Ao longo dos anos havia construído uma notável biblioteca. Costumava dizer aos amigos que não casara, não tivera filhos, mas tivera livros. Em abundância. Herança avoenga, com certeza. Alguns achavam esquisitice minha esta mania com os livros, mas tinha amigos fiéis que costumavam vir a minha casa nos finais de semana para conversarmos sobre literatura e bebermos um bom vinho. A minha condição de funcionário público razoavelmente bem remunerado, rendia-me certas regalias como o horário previsível e a condição de ter conseguido financiamento para a compra do meu apartamento próprio. Desde o início pensei num quarto que seria transformado em biblioteca, mas com o passar dos anos, as estantes alastraram-se pela casa. A rotina diária dava-me segurança e conforto. Tudo me era previsível.
Mas, com tantos livros ao meu redor, com estas mesmas estantes rodeadas por milhares de palavras, percebia derrotado que nenhuma era suficiente para preencher a ausência que aquela letra que possuía. Ela continha todas as significações possíveis e, ao mesmo tempo nenhuma. Estava em todos os lugares, mas não existia. O meu conforto e a minha rotina havia sido estraçalhadas.
Uma grave melancolia preenchia pesadamente a minha alma. Uma espessa bruma me envolvia tal como um sapo que com sua língua nojenta, engole num brejo lodoso, o minúsculo inseto pousado sobre o limo de uma pedra.

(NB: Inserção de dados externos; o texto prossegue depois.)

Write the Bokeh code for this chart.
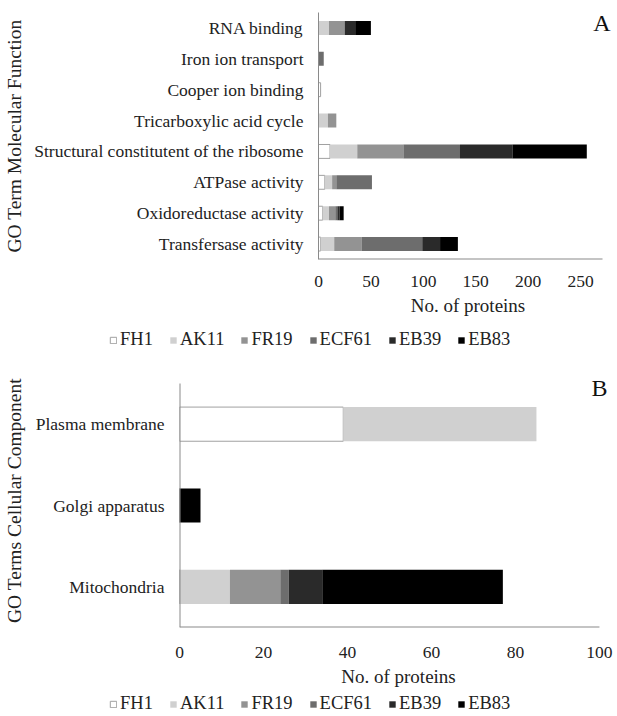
from bokeh.plotting import figure
from bokeh.layouts import column
from bokeh.models import (ColumnDataSource, FactorRange, Range1d, FixedTicker,
                          Legend, LegendItem, Label)
from bokeh.embed import file_html
from bokeh.resources import INLINE

# Cultivars / accessions stacked in every bar
series = ["FH1", "AK11", "FR19", "ECF61", "EB39", "EB83"]
colors = ["#ffffff", "#d0d0d0", "#939393", "#6d6d6d", "#2a2a2a", "#000000"]
outline = ["#a0a0a0", None, None, None, None, None]

# Panel A: GO molecular function terms (top to bottom)
mf_terms = ["RNA binding", "Iron ion transport", "Cooper ion binding",
            "Tricarboxylic acid cycle", "Structural constitutent of the ribosome",
            "ATPase activity", "Oxidoreductase activity", "Transfersase activity"]
mf_FH1 = [0, 0, 2, 0, 11, 6, 4, 2]
mf_AK11 = [10, 0, 0, 9, 26, 7, 6, 13]
mf_FR19 = [15, 0, 0, 8, 44, 4, 6, 26]
mf_ECF61 = [0, 5, 0, 0, 54, 34, 2, 58]
mf_EB39 = [10, 0, 0, 0, 50, 0, 2, 17]
mf_EB83 = [15, 0, 0, 0, 71, 0, 4, 17]
mf_ticks = [0, 50, 100, 150, 200, 250]
mf_axis_max = 271

# Panel B: GO cellular component terms (top to bottom)
cc_terms = ["Plasma membrane", "Golgi apparatus", "Mitochondria"]
cc_FH1 = [39, 0, 0]
cc_AK11 = [46, 0, 12]
cc_FR19 = [0, 0, 12]
cc_ECF61 = [0, 0, 2]
cc_EB39 = [0, 0, 8]
cc_EB83 = [0, 5, 43]
cc_ticks = [0, 20, 40, 60, 80, 100]
cc_axis_max = 100

FONT = "Liberation Serif"
TXT = "#222222"
AXIS = "#8a8a8a"


def style_axes(p, ytitle, tick_standoff, title_standoff, ylab_standoff):
    xa = p.xaxis[0]
    xa.axis_label = "No. of proteins"
    xa.axis_line_color = None
    xa.major_tick_line_color = None
    xa.minor_tick_line_color = None
    xa.major_label_standoff = tick_standoff
    xa.axis_label_standoff = title_standoff
    xa.major_label_text_font = FONT
    xa.major_label_text_font_size = "17.5px"
    xa.major_label_text_color = TXT
    xa.axis_label_text_font = FONT
    xa.axis_label_text_font_size = "19px"
    xa.axis_label_text_font_style = "normal"
    xa.axis_label_text_color = TXT

    ya = p.yaxis[0]
    ya.axis_label = ytitle
    ya.major_tick_line_color = None
    ya.minor_tick_line_color = None
    ya.major_tick_out = 0
    ya.major_label_standoff = 15
    ya.axis_label_standoff = ylab_standoff
    ya.major_label_text_font = FONT
    ya.major_label_text_font_size = "17.5px"
    ya.major_label_text_color = TXT
    ya.axis_label_text_font = FONT
    ya.axis_label_text_font_size = "19.5px"
    ya.axis_label_text_font_style = "normal"
    ya.axis_label_text_color = TXT

    p.outline_line_color = None
    p.xgrid.visible = False
    p.ygrid.visible = False
    p.frame_align = False


def letter(p, text, x, y, dy):
    p.add_layout(Label(x=x, y=y, x_offset=8, y_offset=dy, text=text,
                       text_font=FONT, text_font_size="24px", text_color="#111111",
                       text_align="right", text_baseline="alphabetic"))


def legend_strip(height, loc, source, ycol, y_range):
    # the stacked bars are repeated here outside the visible x range;
    # only their legend entries show in this strip
    q = figure(width=617, height=height, output_backend="svg", toolbar_location=None,
               x_range=Range1d(-2, -1), y_range=y_range,
               x_axis_location=None, y_axis_location=None, min_border=0)
    q.frame_align = False
    q.outline_line_color = None
    q.xgrid.visible = False
    q.ygrid.visible = False
    rs = q.hbar_stack(series, y=ycol, height=0.4, source=source,
                      fill_color=colors, line_color=outline, line_width=1)
    items = [LegendItem(label=name, renderers=[r]) for name, r in zip(series, rs)]
    q.add_layout(Legend(items=items, orientation="horizontal", location=loc,
                        glyph_width=8, glyph_height=8, label_standoff=3, spacing=16,
                        padding=0, margin=0, border_line_alpha=0,
                        background_fill_alpha=0, label_text_font=FONT,
                        label_text_font_size="18.5px", label_text_color=TXT,
                        label_height=20), "center")
    return q


# ---- Panel A -------------------------------------------------------------
srcA = ColumnDataSource(dict(term=mf_terms, FH1=mf_FH1, AK11=mf_AK11, FR19=mf_FR19,
                             ECF61=mf_ECF61, EB39=mf_EB39, EB83=mf_EB83))
pA = figure(width=617, height=325, output_backend="svg", toolbar_location=None,
            y_range=FactorRange(factors=list(reversed(mf_terms))),
            x_range=Range1d(0, 285.3),
            min_border_left=318, min_border_right=0, min_border_top=12,
            min_border_bottom=66)
pA.hbar_stack(series, y="term", height=0.45, source=srcA,
              fill_color=colors, line_color=outline, line_width=1)
pA.xaxis[0].ticker = FixedTicker(ticks=mf_ticks)
style_axes(pA, "GO Term Molecular Function", 10, 5, 6)
pA.yaxis[0].axis_line_color = AXIS
# horizontal axis line ends at the last axis value
pA.segment(x0=0, y0=0, x1=mf_axis_max, y1=0, line_color=AXIS, line_width=2)
letter(pA, "A", mf_axis_max, len(mf_terms), -10)

legA = legend_strip(30, (109, 5), srcA, "term",
                    FactorRange(factors=list(reversed(mf_terms))))

# ---- Panel B -------------------------------------------------------------
cc_pos = list(range(len(cc_terms) - 1, -1, -1))
srcB = ColumnDataSource(dict(pos=cc_pos, FH1=cc_FH1, AK11=cc_AK11, FR19=cc_FR19,
                             ECF61=cc_ECF61, EB39=cc_EB39, EB83=cc_EB83))
top_pad = 10 / 81.33
pB = figure(width=617, height=335, output_backend="svg", toolbar_location=None,
            y_range=Range1d(-0.5, len(cc_terms) - 0.5 + top_pad),
            x_range=Range1d(0, 104.3),
            min_border_left=179, min_border_right=0, min_border_top=18,
            min_border_bottom=63)
pB.hbar_stack(series, y="pos", height=0.42, source=srcB,
              fill_color=colors, line_color=outline, line_width=1)
pB.xaxis[0].ticker = FixedTicker(ticks=cc_ticks)
pB.yaxis[0].ticker = FixedTicker(ticks=cc_pos)
pB.yaxis[0].major_label_overrides = {pos: t for pos, t in zip(cc_pos, cc_terms)}
style_axes(pB, "GO Terms Cellular Component", 13, 5, 8)
pB.yaxis[0].axis_line_color = None
pB.segment(x0=0, y0=-0.5, x1=cc_axis_max, y1=-0.5, line_color=AXIS, line_width=2)
pB.segment(x0=0, y0=-0.5, x1=0, y1=len(cc_terms) - 0.5, line_color=AXIS, line_width=2)
letter(pB, "B", cc_axis_max, len(cc_terms) - 0.5, -4)

legB = legend_strip(26, (109, 2), srcB, "pos", Range1d(-0.5, len(cc_terms) - 0.5))

layout = column(pA, legA, pB, legB, spacing=0)
open("out.html", "w").write(file_html(layout, INLINE))
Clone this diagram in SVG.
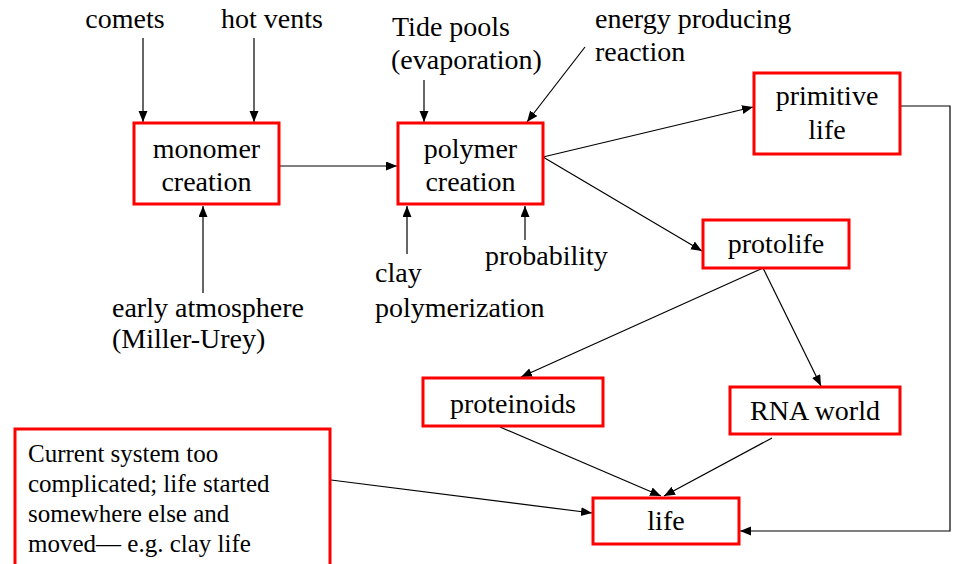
<svg xmlns="http://www.w3.org/2000/svg" width="955" height="564" viewBox="0 0 955 564">
<style>
text{font-family:'Liberation Serif','Times New Roman',serif;font-size:28px;fill:#000}
.c{text-anchor:middle}
.s{font-size:25px}
.box{fill:#fff;stroke:#ff0000;stroke-width:3}
.ln{stroke:#000;stroke-width:1.2;fill:none;marker-end:url(#ah)}
</style>
<defs>
<marker id="ah" markerUnits="userSpaceOnUse" markerWidth="12" markerHeight="10" refX="11" refY="4.5" orient="auto">
<path d="M0,0 L11,4.5 L0,9 z" fill="#000"/>
</marker>
</defs>
<rect width="955" height="564" fill="#fff"/>
<g id="connectors">
<line class="ln" x1="143" y1="38" x2="143" y2="122"/>
<line class="ln" x1="254" y1="38" x2="254" y2="122"/>
<line class="ln" x1="203" y1="293" x2="203" y2="206"/>
<line class="ln" x1="280" y1="166" x2="397" y2="166"/>
<line class="ln" x1="424" y1="80" x2="424" y2="122"/>
<line class="ln" x1="585" y1="47" x2="527" y2="122"/>
<line class="ln" x1="407" y1="254" x2="407" y2="206"/>
<line class="ln" x1="525" y1="240" x2="525" y2="206"/>
<line class="ln" x1="543" y1="157" x2="753" y2="107"/>
<line class="ln" x1="543" y1="157" x2="702" y2="251"/>
<polyline class="ln" points="900,106 950,106 950,531 740,531"/>
<line class="ln" x1="763" y1="268" x2="521" y2="377"/>
<line class="ln" x1="763" y1="268" x2="821" y2="386"/>
<line class="ln" x1="500" y1="427" x2="661" y2="496"/>
<line class="ln" x1="772" y1="438" x2="664" y2="496"/>
<line class="ln" x1="331" y1="480" x2="592" y2="513"/>
</g>
<g id="comets"><text class="c" x="125" y="28">comets</text></g>
<g id="hot-vents"><text class="c" x="272" y="28">hot vents</text></g>
<g id="tide-pools"><text x="392" y="36">Tide pools</text><text x="391" y="69">(evaporation)</text></g>
<g id="energy"><text x="595" y="28">energy producing</text><text x="595" y="61">reaction</text></g>
<g id="monomer"><rect class="box" x="134" y="123" width="145" height="81"/><text class="c" x="206.5" y="158">monomer</text><text class="c" x="206.5" y="191">creation</text></g>
<g id="polymer"><rect class="box" x="398" y="123" width="145" height="81"/><text class="c" x="470.5" y="158">polymer</text><text class="c" x="470.5" y="191">creation</text></g>
<g id="primitive"><rect class="box" x="754" y="73" width="146" height="81"/><text class="c" x="827" y="105">primitive</text><text class="c" x="827" y="139">life</text></g>
<g id="protolife"><rect class="box" x="703" y="220" width="146" height="48"/><text class="c" x="776" y="253">protolife</text></g>
<g id="probability"><text x="485" y="265">probability</text></g>
<g id="clay"><text x="375" y="282">clay</text><text x="375" y="317">polymerization</text></g>
<g id="early-atmosphere"><text x="112" y="317">early atmosphere</text><text x="112" y="348">(Miller-Urey)</text></g>
<g id="proteinoids"><rect class="box" x="423" y="378" width="180" height="48"/><text class="c" x="513" y="413">proteinoids</text></g>
<g id="rna-world"><rect class="box" x="730" y="387" width="170" height="47"/><text class="c" x="815" y="420">RNA world</text></g>
<g id="life"><rect class="box" x="593" y="498" width="146" height="46"/><text class="c" x="666" y="530">life</text></g>
<g id="current-system"><rect class="box" x="15" y="429" width="315" height="150"/>
<text class="s" x="28" y="462">Current system too</text>
<text class="s" x="28" y="492">complicated; life started</text>
<text class="s" x="28" y="522">somewhere else and</text>
<text class="s" x="28" y="552">moved— e.g. clay life</text></g>
</svg>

E era eu o inseto larvar. Era eu o inseto que não conseguia se libertar da teia que aquela letra tecia ao redor de mim. Mumificava-me para uma eternidade que eu não havia pedido. Sentia-me como um condenado à forca que não sabe o crime que cometeu. Teria sido ouvir demais o meu avô? Será que algum dia ele com suas histórias quis me alertar para jamais abrir este livro? Então por que não me avisou sobre este infortúnio? Teria sido esta herança que ele quisera me presentear? Agora ouvia-o bem ao explicar-me as mil razões do aparecimento da vigésima sétima letra. Agora fazia algum sentido do por que ele insistentemente me contava a mesma história. Uma história sem fim nem começo, mas da qual eu sabia muito bem o enredo. E era deste mesmo enredo que eu sofria a dor de existir.
Os anos passavam arrastados. As pessoas passavam ao largo de mim. Meu pensamento já não me ajudava a sair daquele torvelinho. Sabia que meu fim estava próximo. Meu corpo havia envelhecido precocemente. Sim. Estava severamente doente. Doente de uma doença incurável. O vigora da minha idade havia se esvaído como o sangue de uma jugular aberta a navalha. Quantos anos eu tinha? Um século, talvez. Tudo era secular. Tudo me era antigo que já não cabia nenhuma palavra nova. As rugas dobravam-se pesadamente sobre aquele dicionário pousado como uma densa sombra sobre meu colo. Havia afundado num poço sem desejos. Portanto, sem promessas nem esperanças. Não, não havia mais nenhuma esperança.
Foi quando num último esforço supremo, dotado de uma coragem hercúlea, tive o ímpeto de virar a página em branco.